Nanomaterials synthesis
Reaction network elucidated from high-throughput reaction data acquired by our Nimbus4 robot. (co-advised/User project with Jakob Dahl & Paul Alivisatos, JACS 2020).
Elucidating complex reaction networks that give rise to materials
In this research thrust we map and elucidate the complex reaction networks that govern the synthesis of colloidal nanoparticles and other materials. Our long-term goal is to harness complex reaction schemes to synthesize structures in which the composition and structure of a nanoparticle can be controlled with nanometer-scale precision. Such capabilities are important, e.g., for synthesizing multi-shell heterostructures useful for selectively modulating the photophysical pathways doped nanoparticles and semiconductor quantum dots. Even in homogeneous nanoparticles, increasing the number of components above two elements rapidly expands the experimental space required to simultaneously optimize objectives such as phase purity and size distribution. Our combinatorial nanoscience techniques rapidly accelerate discovery and understanding of the synthetic pathways that produce ternary materials such as CsPbBr3 perovskite nanocrystals (left)

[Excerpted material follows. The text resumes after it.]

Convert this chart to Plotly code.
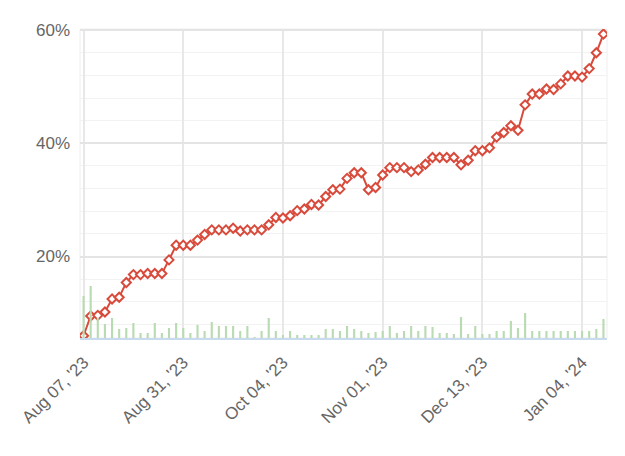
import plotly.graph_objects as go

# Line series (percent), one value per observation
pct = [6.0, 9.5, 9.6, 10.2, 12.5, 12.8, 15.4, 16.8, 16.8, 17.0,
       17.0, 17.0, 19.4, 22.0, 22.0, 22.0, 22.9, 23.9, 24.7, 24.7,
       24.7, 25.0, 24.5, 24.7, 24.7, 24.7, 25.6, 26.9, 26.8, 27.2,
       28.1, 28.4, 29.2, 29.1, 30.6, 31.8, 31.9, 33.8, 34.8, 34.8,
       31.8, 32.2, 34.4, 35.7, 35.7, 35.7, 35.0, 35.3, 36.3, 37.5,
       37.5, 37.5, 37.5, 36.2, 37.0, 38.7, 38.7, 39.2, 41.1, 41.9,
       43.1, 42.3, 46.8, 48.7, 48.7, 49.6, 49.5, 50.5, 51.9, 51.9,
       51.7, 53.2, 56.0, 59.3]

# Bar series (relative volume)
vol = [42, 52, 20, 14, 20, 9, 10, 15, 5, 5,
       15, 5, 10, 15, 10, 5, 13, 7, 16, 12,
       12, 12, 7, 12, 1, 7, 20, 7, 3, 7,
       3, 3, 3, 3, 9, 9, 7, 12, 9, 7,
       5, 6, 7, 12, 5, 7, 12, 7, 12, 11,
       5, 5, 4, 21, 4, 12, 4, 4, 7, 7,
       17, 10, 25, 7, 7, 7, 7, 7, 7, 7,
       7, 7, 9, 19]

tick_idx = [0, 14, 28, 42, 56, 70]
tick_labels = ["Aug 07, '23", "Aug 31, '23", "Oct 04, '23",
               "Nov 01, '23", "Dec 13, '23", "Jan 04, '24"]
y_ticks = [20, 40, 60]
y_tick_labels = ["20%", "40%", "60%"]

x = list(range(len(pct)))
RED = "#d84b3c"
FONT = "Liberation Sans, Arial, sans-serif"

fig = go.Figure()
fig.add_trace(go.Bar(x=x, y=vol, yaxis="y2", width=0.3,
                     marker=dict(color="#b9dbb2", line=dict(width=0)),
                     hoverinfo="skip"))
fig.add_trace(go.Scatter(x=x, y=pct, mode="lines+markers",
                         line=dict(color=RED, width=2),
                         marker=dict(symbol="diamond", size=7, color="white",
                                     line=dict(color=RED, width=2))))

fig.update_layout(
    width=625, height=456,
    margin=dict(l=80, r=18, t=29, b=118),
    paper_bgcolor="white", plot_bgcolor="white",
    showlegend=False,
    font=dict(family=FONT, size=17, color="#666666"),
    xaxis=dict(range=[-0.5, len(pct) - 0.5], tickmode="array",
               tickvals=tick_idx, ticktext=tick_labels, tickangle=-45,
               showgrid=True, gridcolor="#e8e8e8", gridwidth=2,
               showline=True, linecolor="#c8dbee", linewidth=2,
               ticks="outside", ticklen=6, tickcolor="rgba(0,0,0,0)",
               zeroline=False,
               tickfont=dict(size=17, color="#666666")),
    yaxis=dict(range=[5.6, 60.2], tickmode="array", tickvals=y_ticks,
               ticktext=y_tick_labels, showgrid=True, gridcolor="#e4e4e4", gridwidth=2,
               zeroline=False, ticks="", ticklabelstandoff=9,
               minor=dict(tickmode="linear", tick0=0, dtick=4, showgrid=True,
                          gridcolor="#f2f2f2", gridwidth=1),
               tickfont=dict(size=17, color="#666666")),
    yaxis2=dict(overlaying="y", range=[0, 309], showgrid=False,
                showticklabels=False, zeroline=False, visible=False),
    shapes=[dict(type="rect", xref="paper", yref="paper", x0=0, x1=1, y0=0, y1=1,
                 line=dict(color="#eeeeee", width=1), layer="below")],
)

fig.write_html("out.html")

Quantum dot heterostructures for solid state lighting
To control the synthesis of heterostructures, we have developed robotic protocols to synthesize complex heterostructures by repeatedly growing thin layers of material onto seed nanoparticles, as well as one-pot methods that can synthesize complex heterostructures in a single reaction step. Robotic synthesis allows us to, in collaboration with Prof. Jonathan Owen's group at Columbia, systematically map the effect of precursor reactivity, ligands, and temperature. These robotic experiments can reveal a narrow slices of multidimensional parameter space that foster, e.g., the uniform growth of shell material exclusively on the seed particles. This “ideal growth” regime (right) is sandwiched between opposing regimes that lead to homogeneous nucleation of shell material (i.e., secondary nucleation) or to the dissolution of the nanocrystals (i.e., ripening). Kinetic simulations (right) reveal that precursor reaction rate and monomer solubility (ligand concentration) determine the balance between secondary nucleation and ripening. The rapid growth of uniform shells is an essential step in the efficient, high-yield synthesis of multi-shell heterostructures, i.e., for the growth of graded alloy heterostructures that suppress Auger recombination in quantum-dot downconverted solid state lighting, and for controlling energy transfer pathways in UCNPs.
Doped nanocrystals
A major focus of our research is on doped nanoparticles such as lanthanide-doped (UCNPs), whose complex energy transfer networks enable these materials to emit light with higher energy than the incident light. We develop combinatorial methods to synthesize unique combinations of dopants in complex UCNP heterostructures, and we develop techniques to control the assembly of these nanoparticles, e.g., onto non-planar cavities for fabrication of low-threshold microlasers.